WHAT IS ASKED:
Return the listing below verbatim. Pictures do not belong in the copy.

[Charts and diagrams as code]
++++++++
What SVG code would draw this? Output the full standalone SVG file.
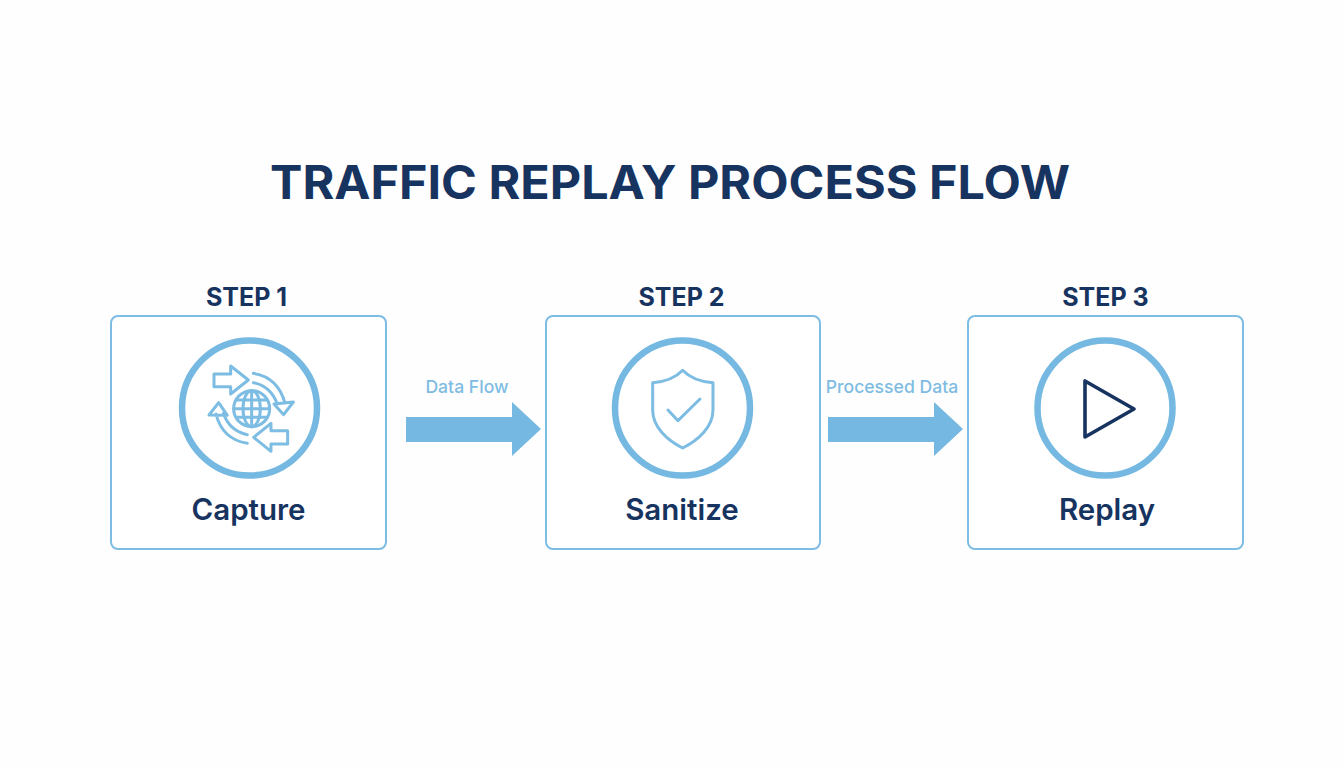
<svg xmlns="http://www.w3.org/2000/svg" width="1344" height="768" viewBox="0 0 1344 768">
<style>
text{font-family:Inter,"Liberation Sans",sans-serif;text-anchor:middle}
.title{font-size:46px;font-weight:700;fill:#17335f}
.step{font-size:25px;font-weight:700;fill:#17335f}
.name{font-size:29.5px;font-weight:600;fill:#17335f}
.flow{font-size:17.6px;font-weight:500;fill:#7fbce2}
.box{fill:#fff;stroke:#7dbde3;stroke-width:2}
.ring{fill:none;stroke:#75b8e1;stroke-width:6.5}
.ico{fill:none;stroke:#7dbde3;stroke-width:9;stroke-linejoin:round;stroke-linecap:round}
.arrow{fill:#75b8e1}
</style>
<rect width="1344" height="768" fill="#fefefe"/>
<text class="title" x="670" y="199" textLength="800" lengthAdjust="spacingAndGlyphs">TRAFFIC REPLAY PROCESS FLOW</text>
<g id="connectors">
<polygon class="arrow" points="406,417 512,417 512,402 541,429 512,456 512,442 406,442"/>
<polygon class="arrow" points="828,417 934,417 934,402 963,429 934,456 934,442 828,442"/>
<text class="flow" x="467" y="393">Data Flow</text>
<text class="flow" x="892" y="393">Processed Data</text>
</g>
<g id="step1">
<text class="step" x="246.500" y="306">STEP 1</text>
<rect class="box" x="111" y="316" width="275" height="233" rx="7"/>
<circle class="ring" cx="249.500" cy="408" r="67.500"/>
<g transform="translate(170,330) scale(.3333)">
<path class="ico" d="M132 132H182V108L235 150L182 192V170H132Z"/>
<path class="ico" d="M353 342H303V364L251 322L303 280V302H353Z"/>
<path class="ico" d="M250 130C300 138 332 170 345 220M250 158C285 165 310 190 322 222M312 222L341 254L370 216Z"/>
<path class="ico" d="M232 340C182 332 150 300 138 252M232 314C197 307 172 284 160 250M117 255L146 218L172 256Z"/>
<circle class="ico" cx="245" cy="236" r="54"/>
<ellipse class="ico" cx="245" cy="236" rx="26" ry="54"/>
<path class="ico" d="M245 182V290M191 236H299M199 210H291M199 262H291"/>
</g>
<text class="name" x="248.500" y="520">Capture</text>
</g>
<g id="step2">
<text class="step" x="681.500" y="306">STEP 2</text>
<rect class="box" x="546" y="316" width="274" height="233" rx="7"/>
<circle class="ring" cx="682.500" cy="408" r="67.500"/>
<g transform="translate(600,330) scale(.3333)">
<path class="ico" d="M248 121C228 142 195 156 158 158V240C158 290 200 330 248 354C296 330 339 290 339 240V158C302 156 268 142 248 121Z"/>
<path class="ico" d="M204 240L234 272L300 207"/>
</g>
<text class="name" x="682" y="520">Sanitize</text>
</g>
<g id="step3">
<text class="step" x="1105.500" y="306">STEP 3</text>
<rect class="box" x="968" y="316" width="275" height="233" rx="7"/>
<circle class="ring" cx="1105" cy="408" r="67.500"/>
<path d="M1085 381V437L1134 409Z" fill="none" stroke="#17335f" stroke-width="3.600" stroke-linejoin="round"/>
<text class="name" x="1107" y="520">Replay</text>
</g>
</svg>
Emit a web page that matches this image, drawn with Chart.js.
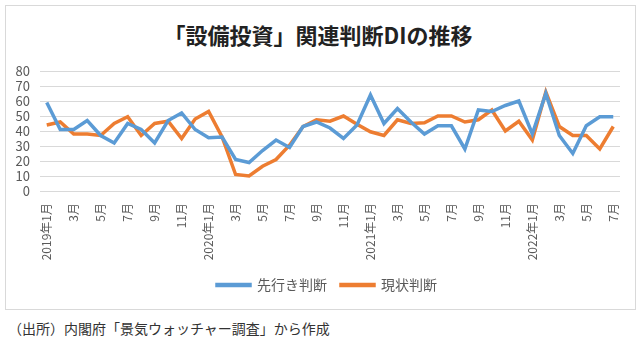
++++++++
REPLY:
What SVG code would draw this? Output the full standalone SVG file.
<svg xmlns="http://www.w3.org/2000/svg" width="1344" height="768" viewBox="0 0 1344 768">
<style>
text{font-family:Inter,"Liberation Sans",sans-serif;text-anchor:middle}
.title{font-size:46px;font-weight:700;fill:#17335f}
.step{font-size:25px;font-weight:700;fill:#17335f}
.name{font-size:29.5px;font-weight:600;fill:#17335f}
.flow{font-size:17.6px;font-weight:500;fill:#7fbce2}
.box{fill:#fff;stroke:#7dbde3;stroke-width:2}
.ring{fill:none;stroke:#75b8e1;stroke-width:6.5}
.ico{fill:none;stroke:#7dbde3;stroke-width:9;stroke-linejoin:round;stroke-linecap:round}
.arrow{fill:#75b8e1}
</style>
<rect width="1344" height="768" fill="#fefefe"/>
<text class="title" x="670" y="199" textLength="800" lengthAdjust="spacingAndGlyphs">TRAFFIC REPLAY PROCESS FLOW</text>
<g id="connectors">
<polygon class="arrow" points="406,417 512,417 512,402 541,429 512,456 512,442 406,442"/>
<polygon class="arrow" points="828,417 934,417 934,402 963,429 934,456 934,442 828,442"/>
<text class="flow" x="467" y="393">Data Flow</text>
<text class="flow" x="892" y="393">Processed Data</text>
</g>
<g id="step1">
<text class="step" x="246.500" y="306">STEP 1</text>
<rect class="box" x="111" y="316" width="275" height="233" rx="7"/>
<circle class="ring" cx="249.500" cy="408" r="67.500"/>
<g transform="translate(170,330) scale(.3333)">
<path class="ico" d="M132 132H182V108L235 150L182 192V170H132Z"/>
<path class="ico" d="M353 342H303V364L251 322L303 280V302H353Z"/>
<path class="ico" d="M250 130C300 138 332 170 345 220M250 158C285 165 310 190 322 222M312 222L341 254L370 216Z"/>
<path class="ico" d="M232 340C182 332 150 300 138 252M232 314C197 307 172 284 160 250M117 255L146 218L172 256Z"/>
<circle class="ico" cx="245" cy="236" r="54"/>
<ellipse class="ico" cx="245" cy="236" rx="26" ry="54"/>
<path class="ico" d="M245 182V290M191 236H299M199 210H291M199 262H291"/>
</g>
<text class="name" x="248.500" y="520">Capture</text>
</g>
<g id="step2">
<text class="step" x="681.500" y="306">STEP 2</text>
<rect class="box" x="546" y="316" width="274" height="233" rx="7"/>
<circle class="ring" cx="682.500" cy="408" r="67.500"/>
<g transform="translate(600,330) scale(.3333)">
<path class="ico" d="M248 121C228 142 195 156 158 158V240C158 290 200 330 248 354C296 330 339 290 339 240V158C302 156 268 142 248 121Z"/>
<path class="ico" d="M204 240L234 272L300 207"/>
</g>
<text class="name" x="682" y="520">Sanitize</text>
</g>
<g id="step3">
<text class="step" x="1105.500" y="306">STEP 3</text>
<rect class="box" x="968" y="316" width="275" height="233" rx="7"/>
<circle class="ring" cx="1105" cy="408" r="67.500"/>
<path d="M1085 381V437L1134 409Z" fill="none" stroke="#17335f" stroke-width="3.600" stroke-linejoin="round"/>
<text class="name" x="1107" y="520">Replay</text>
</g>
</svg>
Emit a web page that matches this image, drawn with Chart.js.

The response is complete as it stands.